REPUBLIKA.CO.ID, JAKARTA -- Wakil Ketua Umum Partai Gerindra, Arief Poyuono, mengatakan, Gerindra meminta posisi menteri bukanlah hal yang memalukan. Karena, menurutnya, itu merupakan bentuk kontribusi membangun negara.
"Kita minta tiga, ngapain kita malu-malu wong kita untuk bangun negara dengan program dan ide-ide yang cerdas, kecuali nyuri baru malu," kata Arief Poyuono saat dihubungi dari Jakarta, Kamis (10/10).
Menempatkan kader Gerindra dalam struktur kabinet, kata Arief, merupakan bentuk keseriusan Gerindra membantu pemerintahan Presiden Joko Widodo (Jokowi) dalam menuntaskan visi misi pembangunan negara lima tahun ke depan. "Kita kan membantu negara diajak koalisi, lah ya kita minta dong menterinya dan beberapa kepala badan," kata dia.
Setidaknya, Gerindra, menurut dia, meminta untuk posisi menteri ekonomi, SDM, dan menteri pertanian kepada Presiden Joko Widodo (Jokowi). "Karena kita kan menyodorkan program (karena itu kita minta menteri), kita juga sodorkan program ketenagakerjaan dan iklim investasi," katanya.
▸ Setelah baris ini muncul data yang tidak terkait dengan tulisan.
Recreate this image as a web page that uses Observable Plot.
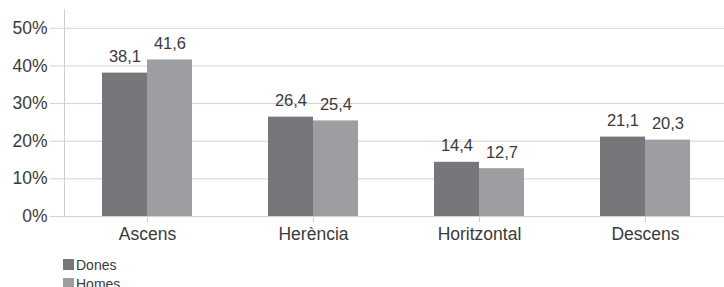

Menurut Arief, percuma saja Gerindra berkoalisi kalau tidak bisa ikut serta mengurus negeri. Sementara, mereka telah ikut satu perahu dengan pemerintah Jokowi-Ma'ruf.
"Ya kalau ada apa-apa kita yang kena, kita berada dalam koalisi, buat apa koalisi kalau tidak dapat mengurus negeri secara langsung," ujarnya.
Dosen Ilmu Politik Universitas Paramadina Ahmad Khoirul Umam menyarankan sebaiknya partai politik Gerindra tetap teguh menjadi oposisi. Keputusan itu lebih baik daripada bergabung dengan pemerintahan dan meminta jatah menteri.
"Belakangan Gerindra berusaha memasukkan kadernya jadi menteri, hal itu memunculkan pertanyaan publik mengenai etika politik parpol itu," kata Dosen Ilmu Politik Universitas Paramadina Ahmad Khoirul Umam di Jakarta, Kamis (10/10).